Known Engine Implementations

Name Technology Query Dialect Links Notes
spark Apache Spark Spark Streaming SQL Repository
Image
Spark is used in kamu-cli for all data ingestion and is default (but not only) engine for SQL shell. Spark is also used in combination with Livy to query data from embedded Jupyter Notebooks. It’s currently the only engine that supports GIS data via Apache Sedona integration.
flink Apache Flink Flink Streaming SQL Repository
Image
Flink has most mature support for stream processing, like stream-to-stream and stream-to-table joins, windowed aggregations, watermarks etc.
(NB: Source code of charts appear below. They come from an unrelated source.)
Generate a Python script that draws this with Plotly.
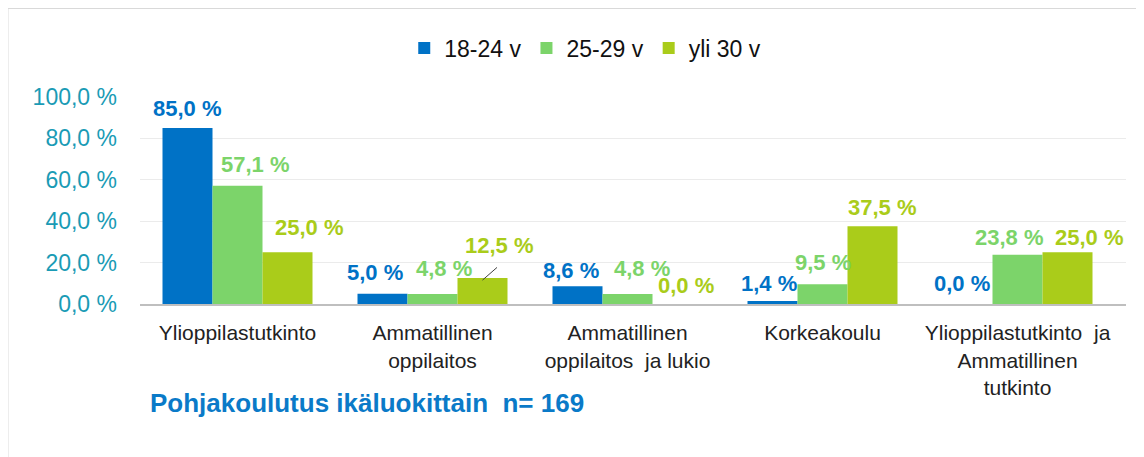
"""
Pohjakoulutus ikäluokittain - grouped bar chart.
"""
import plotly.graph_objects as go

# Data
categories = [
    "Ylioppilastutkinto",
    "Ammatillinen<br>oppilaitos",
    "Ammatillinen<br>oppilaitos  ja lukio",
    "Korkeakoulu",
    "Ylioppilastutkinto  ja<br>Ammatillinen<br>tutkinto",
]
series_names = ["18-24 v", "25-29 v", "yli 30 v"]
values_18_24 = [85.0, 5.0, 8.6, 1.4, 0.0]
values_25_29 = [57.1, 4.8, 4.8, 9.5, 23.8]
values_30 = [25.0, 12.5, 0.0, 37.5, 25.0]
y_ticks = [0, 20, 40, 60, 80, 100]
title_text = "Pohjakoulutus ikäluokittain  n= 169"

# Styling
FONT = "Liberation Sans, Arial, sans-serif"
colors = ["#0072C6", "#7CD46A", "#AACC1A"]
bar_offsets = [-50, 0, 50]  # pixel offset of each bar from category centre
# hand-placed label nudges (dx, dy) in pixels, like the manual Excel label positions
label_nudges = [
    [(0, 20), (-8, 21), (-7, 16), (-4, 18), (-6, 21)],
    [(18, 21), (11, 26), (14, 26), (0, 22), (-8, 17)],
    [(22, 25), (17, 33), (8, 19), (10, 19), (22, 15)],
]


def fmt(v):
    return f"{v:.1f} %".replace(".", ",")


fig = go.Figure()
all_values = [values_18_24, values_25_29, values_30]

for name, vals, color in zip(series_names, all_values, colors):
    fig.add_trace(
        go.Bar(
            x=categories,
            y=vals,
            name=name,
            marker=dict(color=color, line=dict(width=0)),
        )
    )

# Data labels
for s, (vals, color) in enumerate(zip(all_values, colors)):
    for i, (cat, v) in enumerate(zip(categories, vals)):
        dx, dy = label_nudges[s][i]
        fig.add_annotation(
            x=cat, y=v, xref="x", yref="y",
            xshift=bar_offsets[s] + dx, yshift=dy,
            yanchor="middle",
            text=fmt(v),
            showarrow=False,
            font=dict(family=FONT, size=22, color=color, weight="bold"),
        )

# leader line for the moved 12,5 % label
fig.add_annotation(
    x=categories[1], y=values_30[1], xref="x", yref="y",
    xshift=bar_offsets[2], yshift=-2,
    text="", showarrow=True, arrowhead=0, arrowwidth=1,
    arrowcolor="#404040", ax=16, ay=-14, standoff=0,
    font=dict(size=1),
)

# Title below the chart
fig.add_annotation(
    text=title_text,
    xref="paper", yref="paper",
    x=0.008, y=-0.478,
    xanchor="left", yanchor="middle",
    showarrow=False,
    font=dict(family=FONT, size=26, color="#0A7AC8", weight="bold"),
)

# Outer frame
fig.add_shape(
    type="rect", xref="paper", yref="paper",
    x0=-0.1344, x1=1.0256, y0=-0.8, y1=1.43,
    line=dict(color="#D9D9D9", width=2),
    layer="below",
)

fig.update_layout(
    width=1136,
    height=449,
    margin=dict(l=132, r=18, t=89, b=153),
    barmode="group",
    bargap=0.2308,
    bargroupgap=0,
    plot_bgcolor="white",
    paper_bgcolor="white",
    font=dict(family=FONT, color="#222222"),
    showlegend=True,
    legend=dict(
        orientation="h",
        x=0.268, y=1.237,
        xanchor="left", yanchor="middle",
        font=dict(family=FONT, size=23, color="#111111"),
        bgcolor="rgba(0,0,0,0)",
    ),
)

fig.update_xaxes(
    automargin=False,
    showgrid=False,
    showline=True,
    linecolor="#BFBFBF",
    linewidth=2,
    ticks="",
    tickfont=dict(family=FONT, size=21, color="#222222"),
    ticklabelstandoff=9,
)
fig.update_yaxes(
    automargin=False,
    range=[0, 100],
    tickvals=y_ticks,
    ticktext=[fmt(t) for t in y_ticks],
    showgrid=True,
    gridcolor="#EBEBEB",
    gridwidth=1,
    zeroline=False,
    showline=False,
    ticks="",
    tickfont=dict(family=FONT, size=23, color="#1A9BB5"),
    ticklabelstandoff=22,
)

fig.write_html("out.html")
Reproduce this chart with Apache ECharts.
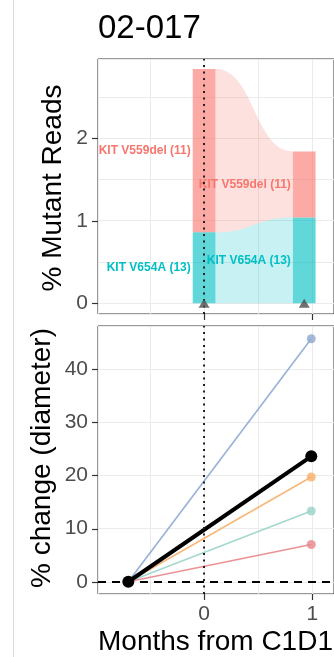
<!DOCTYPE html>
<html>
<head>
<meta charset="utf-8">
<script src="https://cdn.jsdelivr.net/npm/echarts@6/dist/echarts.min.js"></script>
<style>
  html, body { margin: 0; padding: 0; background: #fff; }
  #chart { width: 334px; height: 657px; }
</style>
</head>
<body>
<div id="chart"></div>
<script>
// Patient 02-017: ctDNA mutant read fractions (top) and tumour size change (bottom)
const patientId = '02-017';

// ctDNA samples (months from C1D1) and % mutant reads per mutation
const sampleMonths = [0, 0.925];
const v654aReads = [0.86, 1.04];
const v559delReads = [1.98, 0.80];
const mutationNames = ['KIT V654A (13)', 'KIT V559del (11)'];
const mutationColors = ['#00BFC4', '#F8766D'];

// Imaging scans (months from C1D1) and % change in diameter per lesion
const scanMonths = [-0.7, 0.99];
const lesionBlue = [0, 45.7];
const lesionOrange = [0, 19.7];
const lesionTeal = [0, 13.3];
const lesionRed = [0, 7.0];
const sumOfDiameters = [0, 23.6];

// Tick values
const monthTicks = [0, 1];
const readsTicks = [0, 1, 2];
const changeTicks = [0, 10, 20, 30, 40];

const FONT = '"Liberation Sans", Arial, Helvetica, sans-serif';
const STRATUM_WIDTH = 0.21; // bar width in months
const TICK_LEN = 6;

const layers = [v654aReads, v559delReads];

// Stacked strata: [month, bottom, top, layer]
const strata = [];
sampleMonths.forEach((m, i) => {
  let base = 0;
  layers.forEach((vals, k) => {
    strata.push([m, base, base + vals[i], k]);
    base += vals[i];
  });
});

// Flows between consecutive samples: [m0, a0, a1, m1, b0, b1, layer]
const flows = [];
for (let k = 0; k < layers.length; k++) {
  const s0 = strata.filter(d => d[0] === sampleMonths[0] && d[3] === k)[0];
  const s1 = strata.filter(d => d[0] === sampleMonths[1] && d[3] === k)[0];
  flows.push([s0[0], s0[1], s0[2], s1[0], s1[1], s1[2], k]);
}

function alpha(hex, a) {
  const n = parseInt(hex.slice(1), 16);
  return 'rgba(' + (n >> 16) + ',' + ((n >> 8) & 255) + ',' + (n & 255) + ',' + a + ')';
}

function bezierPts(p0, p3, n) {
  const xm = (p0[0] + p3[0]) / 2;
  const out = [];
  for (let i = 0; i <= n; i++) {
    const t = i / n, u = 1 - t;
    const x = u*u*u*p0[0] + 3*u*u*t*xm + 3*u*t*t*xm + t*t*t*p3[0];
    const y = (u*u*u + 3*u*u*t) * p0[1] + (3*u*t*t + t*t*t) * p3[1];
    out.push([x, y]);
  }
  return out;
}

// Outward tick marks drawn against the grid edges
function yTickSeries(axisIdx, ticks) {
  return {
    type: 'custom', xAxisIndex: axisIdx, yAxisIndex: axisIdx, z: 6, silent: true,
    encode: { x: 0, y: 1 }, data: ticks.map(v => [0, v]),
    renderItem: function (params, api) {
      const y = Math.round(api.coord([api.value(0), api.value(1)])[1]) + 0.5;
      const x = params.coordSys.x;
      return { type: 'line', shape: { x1: x - TICK_LEN, y1: y, x2: x, y2: y },
               style: { stroke: '#333', lineWidth: 1.2 } };
    }
  };
}
function xTickSeries(axisIdx, ticks) {
  return {
    type: 'custom', xAxisIndex: axisIdx, yAxisIndex: axisIdx, z: 6, silent: true,
    encode: { x: 0, y: 1 }, data: ticks.map(v => [v, 0]),
    renderItem: function (params, api) {
      const x = Math.round(api.coord([api.value(0), api.value(1)])[0]) + 0.5;
      const y = params.coordSys.y + params.coordSys.height;
      return { type: 'line', shape: { x1: x, y1: y, x2: x, y2: y + TICK_LEN },
               style: { stroke: '#333', lineWidth: 1.2 } };
    }
  };
}

const gridLine = { show: true, lineStyle: { color: '#EBEBEB', width: 1 } };
const noLine = { show: false };
const labelStyle = { color: '#4D4D4D', fontSize: 21, fontFamily: FONT };

const chart = echarts.init(document.getElementById('chart'), null, { renderer: 'canvas' });

const option = {
  animation: false,
  backgroundColor: '#fff',
  grid: [
    { left: 98, top: 59, width: 240, height: 255, show: true, borderColor: '#333', borderWidth: 1, backgroundColor: 'transparent' },
    { left: 98, top: 326, width: 240, height: 268, show: true, borderColor: '#333', borderWidth: 1, backgroundColor: 'transparent' }
  ],
  xAxis: [
    {
      type: 'value', gridIndex: 0, min: -0.98, max: 1.2,
      axisLine: { show: false, onZero: false }, axisTick: noLine,
      axisLabel: { show: false, customValues: monthTicks },
      splitLine: gridLine
    },
    {
      type: 'value', gridIndex: 1, min: -0.98, max: 1.2,
      axisLine: { show: false, onZero: false }, axisTick: noLine,
      axisLabel: Object.assign({ customValues: monthTicks, margin: 10 }, labelStyle),
      splitLine: gridLine
    }
  ],
  yAxis: [
    {
      type: 'value', gridIndex: 0, min: -0.13, max: 2.96,
      axisLine: { show: false, onZero: false }, axisTick: noLine,
      axisLabel: Object.assign({ customValues: readsTicks, margin: 10 }, labelStyle),
      splitLine: gridLine
    },
    {
      type: 'value', gridIndex: 1, min: -2.3, max: 48.1,
      axisLine: { show: false, onZero: false }, axisTick: noLine,
      axisLabel: Object.assign({ customValues: changeTicks, margin: 10 }, labelStyle),
      splitLine: gridLine
    }
  ],
  graphic: [
    { type: 'line', shape: { x1: 13.5, y1: 0, x2: 13.5, y2: 657 }, style: { stroke: '#DADADA', lineWidth: 1 } },
    { type: 'text', x: 98, y: 29, style: { text: patientId, font: '33px ' + FONT, fill: '#000', align: 'left', verticalAlign: 'middle' } },
    { type: 'text', x: 53, y: 188, rotation: Math.PI / 2, style: { text: '% Mutant Reads', font: '28px ' + FONT, fill: '#000', align: 'center', verticalAlign: 'middle' } },
    { type: 'text', x: 42, y: 458, rotation: Math.PI / 2, style: { text: '% change (diameter)', font: '28px ' + FONT, fill: '#000', align: 'center', verticalAlign: 'middle' } },
    { type: 'text', x: 215.5, y: 642, style: { text: 'Months from C1D1', font: '28px ' + FONT, fill: '#000', align: 'center', verticalAlign: 'middle' } }
  ],
  series: [
    yTickSeries(0, readsTicks),
    xTickSeries(0, monthTicks),
    yTickSeries(1, changeTicks),
    xTickSeries(1, monthTicks),
    // alluvial flows
    {
      type: 'custom', xAxisIndex: 0, yAxisIndex: 0, z: 2,
      encode: { x: [0, 3], y: [1, 2, 4, 5] },
      data: flows,
      renderItem: function (params, api) {
        const half = api.size([STRATUM_WIDTH, 0])[0] / 2;
        const a0 = api.coord([api.value(0), api.value(1)]);
        const a1 = api.coord([api.value(0), api.value(2)]);
        const b0 = api.coord([api.value(3), api.value(4)]);
        const b1 = api.coord([api.value(3), api.value(5)]);
        const top = bezierPts([a1[0] + half, a1[1]], [b1[0] - half, b1[1]], 48);
        const bot = bezierPts([b0[0] - half, b0[1]], [a0[0] + half, a0[1]], 48);
        return {
          type: 'polygon',
          shape: { points: top.concat(bot) },
          style: { fill: alpha(mutationColors[api.value(6)], 0.22) }
        };
      }
    },
    // strata bars with labels
    {
      type: 'custom', xAxisIndex: 0, yAxisIndex: 0, z: 3,
      encode: { x: 0, y: [1, 2] },
      data: strata,
      renderItem: function (params, api) {
        const w = api.size([STRATUM_WIDTH, 0])[0];
        const p0 = api.coord([api.value(0), api.value(1)]);
        const p1 = api.coord([api.value(0), api.value(2)]);
        const k = api.value(3);
        return {
          type: 'group',
          children: [
            { type: 'rect', shape: { x: p0[0] - w / 2, y: p1[1], width: w, height: p0[1] - p1[1] },
              style: { fill: alpha(mutationColors[k], 0.62) } },
            { type: 'text', z2: 10, x: p0[0] - w / 2 - 2, y: (p0[1] + p1[1]) / 2,
              style: { text: mutationNames[k], fill: mutationColors[k], font: 'bold 12px ' + FONT,
                       align: 'right', verticalAlign: 'middle' } }
          ]
        };
      }
    },
    // C1D1 reference line and sample markers
    {
      type: 'scatter', xAxisIndex: 0, yAxisIndex: 0, z: 5,
      symbol: 'triangle', symbolSize: [11, 9],
      itemStyle: { color: '#4D4D4D' },
      data: sampleMonths.map(m => [m, 0]),
      markLine: {
        silent: true, symbol: 'none', label: { show: false },
        lineStyle: { color: '#222', width: 2, type: [2, 4.5] },
        data: [{ xAxis: 0 }]
      }
    },
    // reference lines on lower panel
    {
      type: 'line', xAxisIndex: 1, yAxisIndex: 1, z: 1, data: [],
      markLine: {
        silent: true, symbol: 'none', label: { show: false },
        data: [
          { xAxis: 0, lineStyle: { color: '#222', width: 2, type: [2, 4.5] } },
          { yAxis: 0, lineStyle: { color: '#000', width: 1.8, type: [8, 6] } }
        ]
      }
    },
    ...[
      [lesionBlue, '#8DA8D0'],
      [lesionOrange, '#F6B06A'],
      [lesionTeal, '#9AD3C9'],
      [lesionRed, '#E8868B']
    ].map(([vals, c]) => ({
      type: 'line', xAxisIndex: 1, yAxisIndex: 1, z: 3,
      data: scanMonths.map((m, i) => [m, vals[i]]),
      symbol: 'circle', symbolSize: 9,
      lineStyle: { color: c, width: 1.6, opacity: 0.9 },
      itemStyle: { color: c, opacity: 0.8 }
    })),
    {
      type: 'line', xAxisIndex: 1, yAxisIndex: 1, z: 4,
      data: scanMonths.map((m, i) => [m, sumOfDiameters[i]]),
      symbol: 'circle', symbolSize: 12,
      lineStyle: { color: '#000', width: 4 },
      itemStyle: { color: '#000' }
    }
  ]
};

chart.setOption(option);
</script>
</body>
</html>
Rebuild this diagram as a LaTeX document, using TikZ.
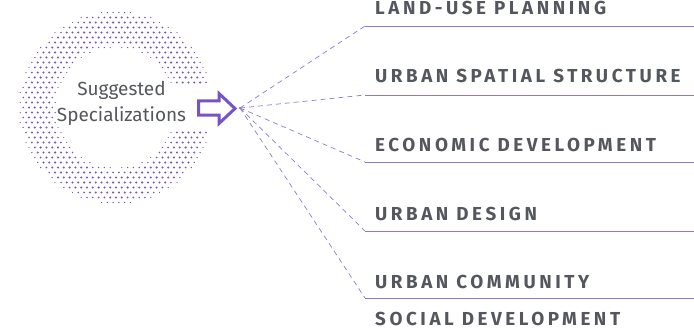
\documentclass[tikz,border=0pt]{standalone}
\usepackage{fontspec}
\setmainfont{Fira Sans}
\newfontfamily\capsfont[LetterSpace=19]{Fira Sans Bold}
\definecolor{ringpurple}{HTML}{7853C4}
\definecolor{linepurple}{HTML}{8F79D4}
\definecolor{textgray}{HTML}{55575E}
\begin{document}
\begin{tikzpicture}[x=1pt, y=-1pt,
  dot/.style={fill=ringpurple},
  topic/.style={anchor=base west, inner sep=0pt, text=textgray, font=\capsfont\fontsize{18.8}{20}\selectfont},
  rule/.style={linepurple, line width=0.8pt},
  spoke/.style={linepurple, line width=0.7pt, dash pattern=on 5pt off 4pt}]
\useasboundingbox (0,0) rectangle (694,329);
% Anillo
\foreach \j in {-20,...,20}{
  \foreach \i in {-17,...,17}{
    \pgfmathsetmacro\px{\i*5.8+isodd(\j)*2.9}
    \pgfmathsetmacro\py{\j*5}
    \pgfmathsetmacro\rr{veclen(\px,\py)}
    \pgfmathtruncatemacro\ok{(\rr>60)*(\rr<97)*(1-(\px>0)*(abs(\py)<22))}
    \ifnum\ok>0
      \pgfmathsetmacro\ds{0.6+0.55*min(1,min(\rr-60,97-\rr)/8)}
      \fill[dot] (116+\px,107.5+\py) circle[radius=\ds pt];
    \fi
  }
}
% Nodos
\node [text=textgray, align=center, font=\fontsize{19}{26}\selectfont] (sugg) at (121.5,103) {Suggested\\Specializations};
\draw [ringpurple, line width=3pt, line join=miter, fill=white]
  (198.5,101) -- (219,101) -- (219,93.5) -- (235,108.5) -- (219,123.5) -- (219,115) -- (198.5,115) -- cycle;
\coordinate (hub) at (240,108);
\fill [ringpurple] (hub) circle[radius=1.2pt];
% Lineas
\foreach \name/\ly in {lu/26, us/95, ed/162, ud/231, uc/298}{
  \coordinate (\name-s) at (365,\ly);
  \coordinate (\name-e) at (694,\ly);
  \draw [spoke] (hub) -- (\name-s);
  \draw [rule] (\name-s) -- (\name-e);
}
% Textos
\node [topic] (lu) at (375,15) {LAND-USE PLANNING};
\node [topic] (us) at (375,83) {URBAN SPATIAL STRUCTURE};
\node [topic] (ed) at (375,151) {ECONOMIC DEVELOPMENT};
\node [topic] (ud) at (375,220) {URBAN DESIGN};
\node [topic] (uc) at (375,288) {URBAN COMMUNITY};
\node [topic] (sd) at (375,325) {SOCIAL DEVELOPMENT};
\end{tikzpicture}
\end{document}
It’s thus the recommended engine for most derivative datasets.
datafusion Apache Arrow DataFusion DataFusion Batch SQL Repository
Image
Experimental engine that has limited functionality (due to being batch-oriented), but is extremely fast and low-footprint. There are ongoing attempts to add stream processing functionality. DataFusion is also embedded into kamu-cli and is used for executing ad-hoc SQL queries. We are aiming to make data ingest functionality use DataFusion for most cases instead of Spark.

Schema Support

Feature kamu Spark Flink DataFusion
Basic types ✔️ ✔️ ✔️ ✔️
Decimal type ✔️ ✔️ ✔️** ✔️
Nested types ✔️* ✔️
GIS types ✔️* ✔️

* There is currently no way to express nested and GIS data types when declaring root dataset schemas, but you still can use them through pre-processing queries

** Apache Flink has known issues with Decimal type and currently relies on our patches that have not been upstreamed yet, so stability is not guaranteed FLINK-17804.

Operation Types

Feature Spark Flink DataFusion
Filter ✔️ ✔️ ✔️
Map ✔️ ✔️ ✔️
Aggregations ❌* ✔️
Stream-to-Stream Joins ❌* ✔️
Projection / Temporal Table Joins ❌* ✔️
GIS extensions ✔️

* Spark Engine is capable of stream processing but temporarily we have to use it in the batch processing mode, so only row-level operations like map and filter are currently usable, as those do not require correct stream processing and watermark semantics.